Waiting for the network
But while VR developers are coming up with practical solutions to the problems of creating a social game, they are facing the challenge that anyone who works in social has to deal with: building an audience.
"We've always aimed at the end of 2017 with these games. We didn't feel that releasing anything earlier would be sensible"
While 2016 was initially posited as the year that consumer VR takes off, the reality is that its reach remains limited. Although it is hard to pin down a precise number of sales, forecasts for PC and console VR headset sales for the year were slashed down from nearer 10m to a little over 2m according to MIT.
This suggests that there isn't much of an audience for a social VR game to tap into yet.

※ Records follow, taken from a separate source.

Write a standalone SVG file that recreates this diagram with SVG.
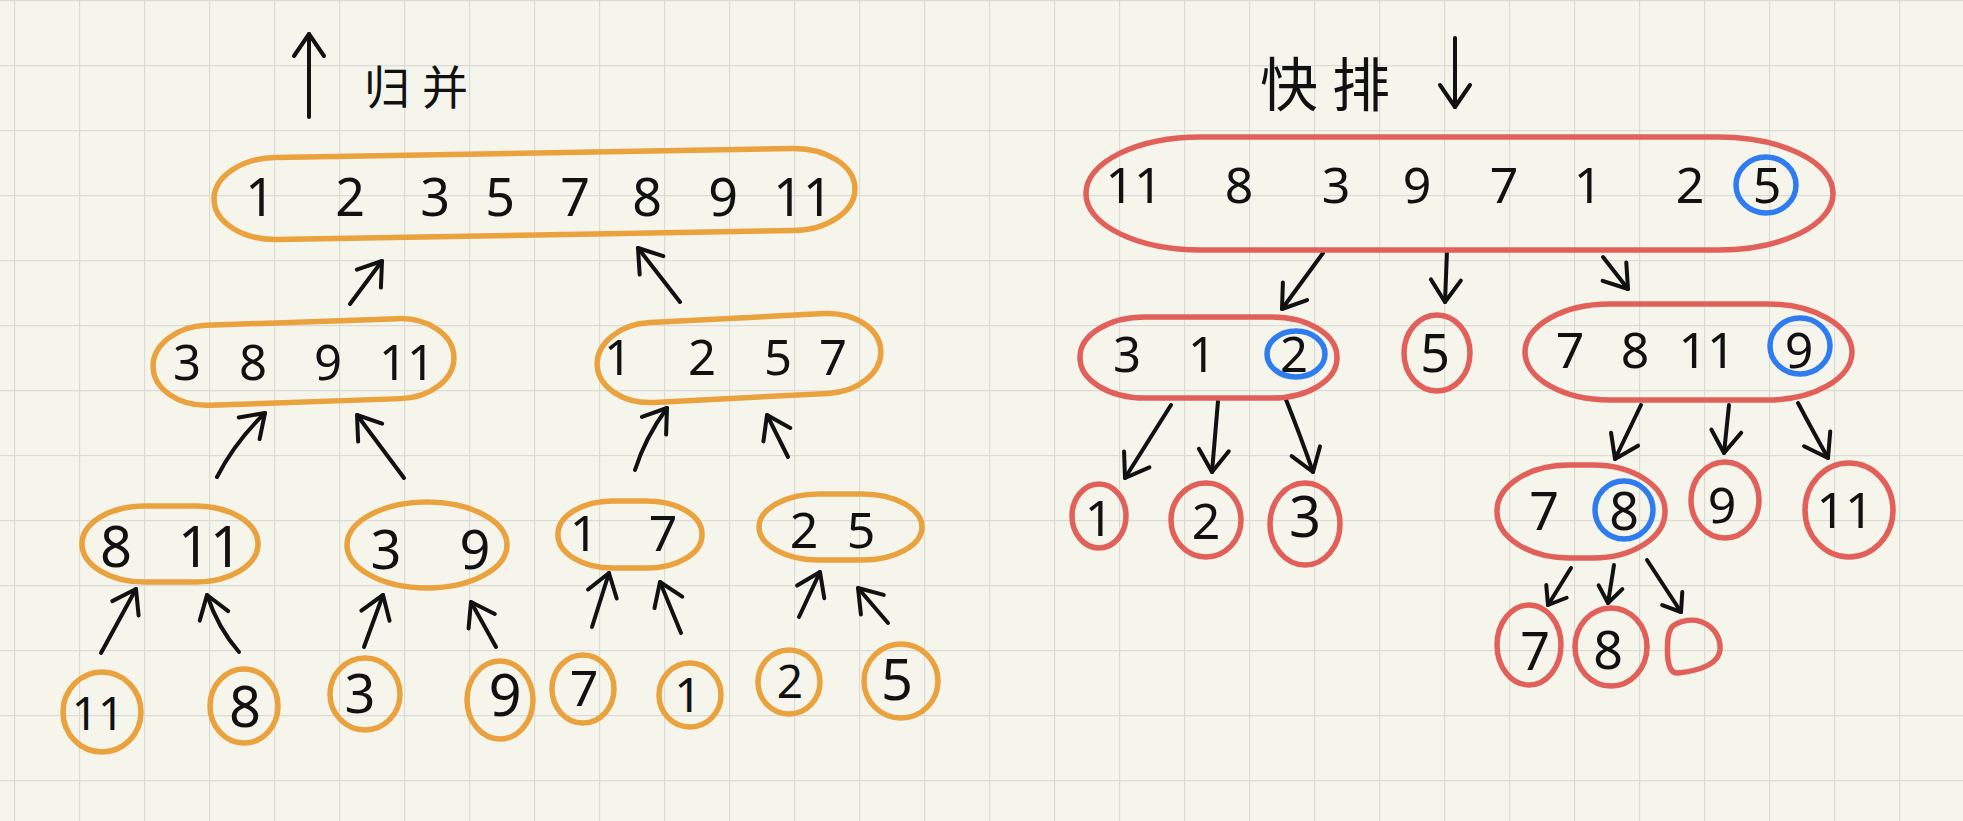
<svg xmlns="http://www.w3.org/2000/svg" width="1963" height="821" viewBox="0 0 1963 821">
<style>
.o{fill:none;stroke:#eaa23e;stroke-width:5.5}
.r{fill:none;stroke:#e2605a;stroke-width:5.5}
.b{fill:none;stroke:#2f7cf0;stroke-width:5.5}
.n{font-family:"Noto Sans","DejaVu Sans",sans-serif;fill:#111;text-anchor:middle}
.c{font-family:"Noto Sans CJK SC","Noto Sans",sans-serif;fill:#111}
.a{fill:none;stroke:#111;stroke-width:4;stroke-linecap:round;stroke-linejoin:round}
</style>
<defs>
<pattern id="grid" x="14" y="0" width="65" height="65" patternUnits="userSpaceOnUse">
<path d="M0.5,0 V65 M0,0.5 H65" fill="none" stroke="#dbdbd6" stroke-width="1.3"/>
</pattern>
<marker id="ah" viewBox="-30 -20 34 40" refX="0" refY="0" markerWidth="34" markerHeight="40" markerUnits="userSpaceOnUse" orient="auto">
<path d="M-22,-15 L0,0 L-22,15" fill="none" stroke="#111" stroke-width="4" stroke-linecap="round" stroke-linejoin="round"/>
</marker>
<marker id="as" viewBox="-24 -16 28 32" refX="0" refY="0" markerWidth="28" markerHeight="32" markerUnits="userSpaceOnUse" orient="auto">
<path d="M-16,-12 L0,0 L-16,12" fill="none" stroke="#111" stroke-width="4" stroke-linecap="round" stroke-linejoin="round"/>
</marker>
</defs>
<rect width="1963" height="821" fill="#f5f5ec"/>
<rect width="1963" height="821" fill="url(#grid)"/>

<g id="title-merge">
<path class="a" d="M309,117 L309,34" marker-end="url(#ah)"/>
<text class="c" x="364" y="104" font-size="46" letter-spacing="12">归并</text>
</g>
<g id="title-quick">
<text class="c" x="1260" y="106" font-size="58" letter-spacing="14">快排</text>
<path class="a" d="M1455,38 L1455,107" marker-end="url(#ah)"/>
</g>

<g id="connectors">
<path class="a" d="M350,304 L382,261" marker-end="url(#ah)"/>
<path class="a" d="M680,302 L638,248" marker-end="url(#ah)"/>
<path class="a" d="M217,477 Q235,442 265,413" marker-end="url(#ah)"/>
<path class="a" d="M404,478 L357,415" marker-end="url(#ah)"/>
<path class="a" d="M635,470 Q645,438 667,408" marker-end="url(#ah)"/>
<path class="a" d="M788,457 L767,415" marker-end="url(#ah)"/>
<path class="a" d="M101,653 L136,589" marker-end="url(#ah)"/>
<path class="a" d="M239,652 Q218,628 207,595" marker-end="url(#ah)"/>
<path class="a" d="M364,647 L383,595" marker-end="url(#ah)"/>
<path class="a" d="M496,647 L471,602" marker-end="url(#ah)"/>
<path class="a" d="M592,627 L609,573" marker-end="url(#ah)"/>
<path class="a" d="M681,633 L660,582" marker-end="url(#ah)"/>
<path class="a" d="M799,617 L820,572" marker-end="url(#ah)"/>
<path class="a" d="M888,623 L858,588" marker-end="url(#ah)"/>
<path class="a" d="M1323,253 L1282,309" marker-end="url(#ah)"/>
<path class="a" d="M1447,251 L1445,302" marker-end="url(#ah)"/>
<path class="a" d="M1603,257 L1628,289" marker-end="url(#ah)"/>
<path class="a" d="M1171,405 L1125,478" marker-end="url(#ah)"/>
<path class="a" d="M1218,401 L1212,472" marker-end="url(#ah)"/>
<path class="a" d="M1285,397 Q1302,440 1313,472" marker-end="url(#ah)"/>
<path class="a" d="M1641,405 L1615,459" marker-end="url(#ah)"/>
<path class="a" d="M1729,405 L1724,453" marker-end="url(#ah)"/>
<path class="a" d="M1798,403 Q1815,435 1828,458" marker-end="url(#ah)"/>
<path class="a" d="M1571,568 L1548,605" marker-end="url(#as)"/>
<path class="a" d="M1614,565 L1608,603" marker-end="url(#as)"/>
<path class="a" d="M1647,560 L1681,612" marker-end="url(#as)"/>
</g>

<g id="m-top">
<rect class="o" x="214" y="153" width="641" height="82" rx="62" ry="41" transform="rotate(-1 535 194)"/>
<text class="n" font-size="52" y="216"><tspan x="260">1</tspan><tspan x="350">2</tspan><tspan x="435">3</tspan><tspan x="500">5</tspan><tspan x="575">7</tspan><tspan x="647">8</tspan><tspan x="723">9</tspan><tspan x="803">11</tspan></text>
</g>
<g id="m-3-8-9-11">
<rect class="o" x="153" y="322" width="301" height="80" rx="55" ry="40" transform="rotate(-2 303 362)"/>
<text class="n" font-size="49" y="380"><tspan x="187">3</tspan><tspan x="253">8</tspan><tspan x="328">9</tspan><tspan x="407">11</tspan></text>
</g>
<g id="m-1-2-5-7">
<rect class="o" x="597" y="318" width="284" height="80" rx="55" ry="40" transform="rotate(-3 739 358)"/>
<text class="n" font-size="49" y="375"><tspan x="618">1</tspan><tspan x="702">2</tspan><tspan x="778">5</tspan><tspan x="833">7</tspan></text>
</g>
<g id="m-8-11">
<rect class="o" x="82" y="506" width="176" height="76" rx="62" ry="38"/>
<text class="n" font-size="56" y="567"><tspan x="116">8</tspan><tspan x="210">11</tspan></text>
</g>
<g id="m-3-9">
<ellipse class="o" cx="427" cy="545" rx="80" ry="43"/>
<text class="n" font-size="54" y="569"><tspan x="386">3</tspan><tspan x="475">9</tspan></text>
</g>
<g id="m-1-7">
<rect class="o" x="558" y="501" width="144" height="67" rx="55" ry="33"/>
<text class="n" font-size="50" y="551"><tspan x="584">1</tspan><tspan x="663">7</tspan></text>
</g>
<g id="m-2-5">
<rect class="o" x="759" y="494" width="163" height="66" rx="60" ry="33"/>
<text class="n" font-size="50" y="548"><tspan x="804">2</tspan><tspan x="861">5</tspan></text>
</g>
<g id="m-leaf-11">
<ellipse class="o" cx="102" cy="712" rx="39" ry="40"/>
<text class="n" font-size="46" x="98" y="730">11</text>
</g>
<g id="m-leaf-8">
<ellipse class="o" cx="244" cy="706" rx="34" ry="37"/>
<text class="n" font-size="56" x="245" y="727">8</text>
</g>
<g id="m-leaf-3">
<ellipse class="o" cx="365" cy="694" rx="35" ry="36"/>
<text class="n" font-size="54" x="360" y="713">3</text>
</g>
<g id="m-leaf-9">
<ellipse class="o" cx="500" cy="700" rx="33" ry="39"/>
<text class="n" font-size="58" x="505" y="716">9</text>
</g>
<g id="m-leaf-7">
<ellipse class="o" cx="583" cy="689" rx="31" ry="34"/>
<text class="n" font-size="50" x="584" y="706">7</text>
</g>
<g id="m-leaf-1">
<ellipse class="o" cx="690" cy="695" rx="31" ry="32"/>
<text class="n" font-size="48" x="688" y="712">1</text>
</g>
<g id="m-leaf-2">
<ellipse class="o" cx="789" cy="682" rx="31" ry="32"/>
<text class="n" font-size="46" x="790" y="698">2</text>
</g>
<g id="m-leaf-5">
<ellipse class="o" cx="901" cy="681" rx="37" ry="37"/>
<text class="n" font-size="56" x="897" y="700">5</text>
</g>

<g id="q-top">
<rect class="r" x="1086" y="137" width="747" height="113" rx="115" ry="56"/>
<text class="n" font-size="50" y="203"><tspan x="1134">11</tspan><tspan x="1239">8</tspan><tspan x="1336">3</tspan><tspan x="1417">9</tspan><tspan x="1504">7</tspan><tspan x="1588">1</tspan><tspan x="1690">2</tspan><tspan x="1767">5</tspan></text>
<ellipse class="b" cx="1766" cy="185" rx="30" ry="28"/>
</g>
<g id="q-3-1-2">
<rect class="r" x="1080" y="317" width="257" height="81" rx="65" ry="40"/>
<text class="n" font-size="49" y="372"><tspan x="1127">3</tspan><tspan x="1202">1</tspan><tspan x="1294">2</tspan></text>
<ellipse class="b" cx="1296" cy="354" rx="29" ry="23"/>
</g>
<g id="q-5">
<ellipse class="r" cx="1437" cy="353" rx="33" ry="38"/>
<text class="n" font-size="52" x="1435" y="372">5</text>
</g>
<g id="q-7-8-11-9">
<rect class="r" x="1525" y="304" width="327" height="96" rx="85" ry="48"/>
<text class="n" font-size="50" y="368"><tspan x="1570">7</tspan><tspan x="1635">8</tspan><tspan x="1707">11</tspan><tspan x="1799">9</tspan></text>
<ellipse class="b" cx="1800" cy="346" rx="30" ry="28"/>
</g>
<g id="q-leaf-1">
<ellipse class="r" cx="1099" cy="516" rx="27" ry="32"/>
<text class="n" font-size="50" x="1099" y="536">1</text>
</g>
<g id="q-leaf-2">
<ellipse class="r" cx="1206" cy="520" rx="35" ry="37"/>
<text class="n" font-size="50" x="1206" y="539">2</text>
</g>
<g id="q-leaf-3">
<ellipse class="r" cx="1305" cy="524" rx="35" ry="41"/>
<text class="n" font-size="56" x="1305" y="537">3</text>
</g>
<g id="q-7-8">
<rect class="r" x="1497" y="465" width="168" height="93" rx="72" ry="46"/>
<text class="n" font-size="52" y="530"><tspan x="1544">7</tspan><tspan x="1624">8</tspan></text>
<ellipse class="b" cx="1624" cy="510" rx="29" ry="29"/>
</g>
<g id="q-9">
<ellipse class="r" cx="1725" cy="500" rx="34" ry="38"/>
<text class="n" font-size="50" x="1722" y="523">9</text>
</g>
<g id="q-11">
<ellipse class="r" cx="1849" cy="510" rx="44" ry="47"/>
<text class="n" font-size="50" x="1845" y="528">11</text>
</g>
<g id="q-leaf-7">
<ellipse class="r" cx="1529" cy="645" rx="32" ry="40"/>
<text class="n" font-size="52" x="1535" y="670">7</text>
</g>
<g id="q-leaf-8">
<ellipse class="r" cx="1611" cy="647" rx="36" ry="39"/>
<text class="n" font-size="52" x="1608" y="669">8</text>
</g>
<g id="q-leaf-empty">
<path class="r" d="M1676,624 C1700,612 1722,630 1720,650 C1718,666 1696,671 1678,673 C1666,674 1667,650 1668,638 C1669,630 1671,626 1676,624 Z"/>
</g>
</svg>
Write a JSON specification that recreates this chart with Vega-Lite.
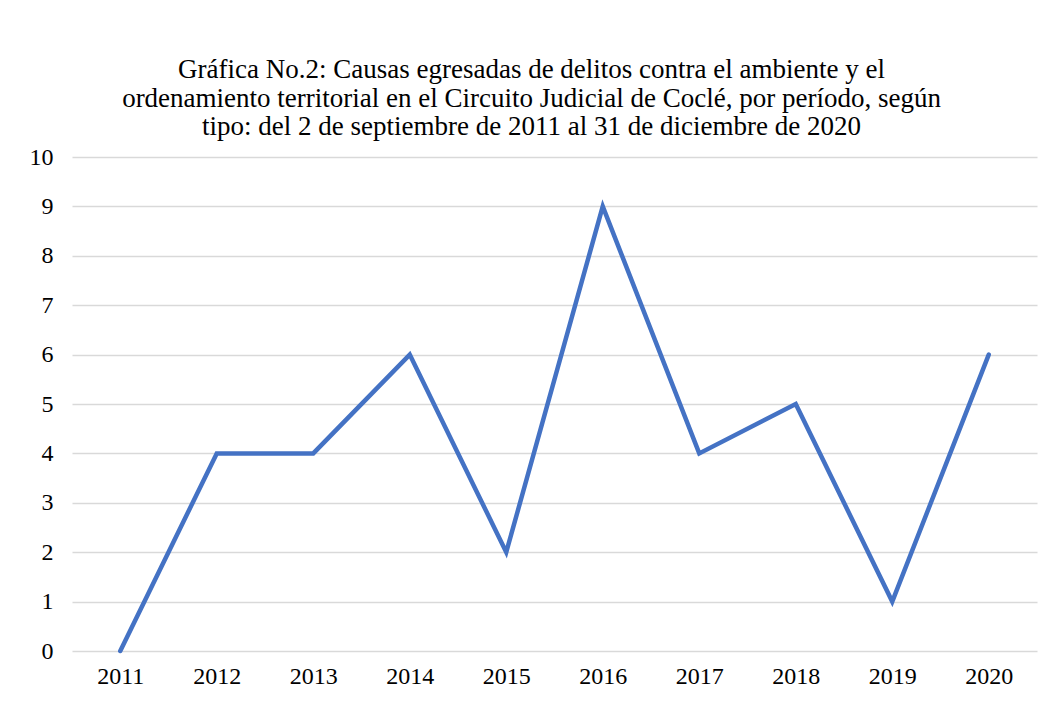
{
  "$schema": "https://vega.github.io/schema/vega-lite/v6.json",
  "width": 965,
  "height": 494,
  "autosize": {"type": "none"},
  "padding": {"left": 72, "top": 157, "right": 13, "bottom": 51},
  "background": "white",
  "title": {
    "text": ["Gráfica No.2: Causas egresadas de delitos contra el ambiente y el", "ordenamiento territorial en el Circuito Judicial de Coclé, por período, según", "tipo: del 2 de septiembre de 2011 al 31 de diciembre de 2020"],
    "anchor": "middle",
    "dx": -23,
    "offset": 4
  },
  "data": {
    "values": [
      {"year": "2011", "value": 0},
      {"year": "2012", "value": 4},
      {"year": "2013", "value": 4},
      {"year": "2014", "value": 6},
      {"year": "2015", "value": 2},
      {"year": "2016", "value": 9},
      {"year": "2017", "value": 4},
      {"year": "2018", "value": 5},
      {"year": "2019", "value": 1},
      {"year": "2020", "value": 6}
    ]
  },
  "mark": {"type": "line", "color": "#4472c4", "strokeWidth": 4.5, "strokeCap": "round", "strokeJoin": "miter"},
  "encoding": {
    "x": {
      "field": "year",
      "type": "ordinal",
      "scale": {"type": "point", "padding": 0.5},
      "axis": {
        "title": null,
        "labelAngle": 0,
        "ticks": false,
        "domain": false,
        "grid": false,
        "labelPadding": 13
      }
    },
    "y": {
      "field": "value",
      "type": "quantitative",
      "scale": {"domain": [0, 10], "nice": false},
      "axis": {
        "title": null,
        "values": [0, 1, 2, 3, 4, 5, 6, 7, 8, 9, 10],
        "ticks": false,
        "domain": false,
        "grid": true,
        "gridColor": "#d9d9d9",
        "gridWidth": 1.5,
        "labelPadding": 19
      }
    }
  },
  "config": {
    "font": "Liberation Serif",
    "view": {"stroke": null},
    "title": {
      "font": "Liberation Serif",
      "fontSize": 27,
      "fontWeight": "normal",
      "color": "#000000",
      "lineHeight": 28.5
    },
    "axis": {
      "labelFont": "Liberation Serif",
      "labelFontSize": 24,
      "labelColor": "#000000"
    }
  }
}
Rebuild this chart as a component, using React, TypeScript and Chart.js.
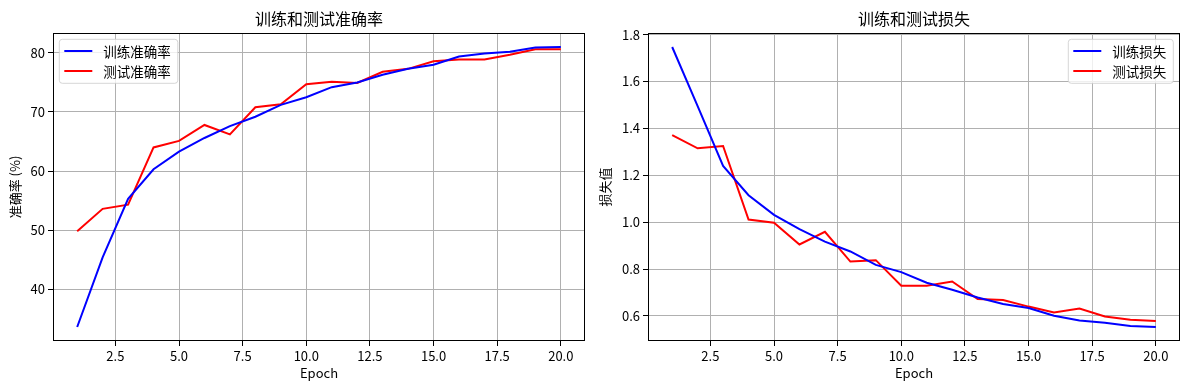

But Barratt made a few points in relation to the market that are worth considering when either evaluating its prospects or creating for it.
First, Barratt did point out that there were few games that truly sold the VR experience yet. Releases like the latest Resident Evil have demonstrated that the platform can be home to fully-fledged games, rather than tech demos - thus creating a greater impetus to buy.
Second, developers are still able to consider whether they can expand their networks in their games by developing across VR platforms. This is certainly the route that Barratt is looking to take.
"The goal is for Raiders of Erda to be available across PC and PlayStation, so it can cross-play between all of them," he says - which makes a lot of sense. But Barratt did add the caveat that they might not be allowed to do it by platform holders (or might not be able to afford it initially), dampening its effectiveness.
Third though, and finally, Barratt is keen to emphasise that the big issue could simply be time. As he told me in reference to potential release dates for Raiders of Erda and the rest of the company's VR portfolio, even they didn't see 2016 being the break out year.
"We've always aimed at the end of 2017 with these games," he outlines. "We didn't feel that releasing anything earlier would be sensible." And judging by the current state of the VR market, it was probably sensible.
Ultimately, VR remains a difficult space to take advantage of. The fuzziness of it, the fact that it has few hard and fast rules to follow and the fact that it is still growing as a space makes it hard to see precisely what will come next for it.
But projects like Raiders of Erda will play a role in shaping what comes next. As technology like VR continues to blur the lines between what is real and what isn't, game developers will need to find meaningful solutions to the social problems it presents.
And while watching episodes of The Simpsons always comes highly recommended, its probably better that practically minded people actually go out and make things to try to solve the problem for good.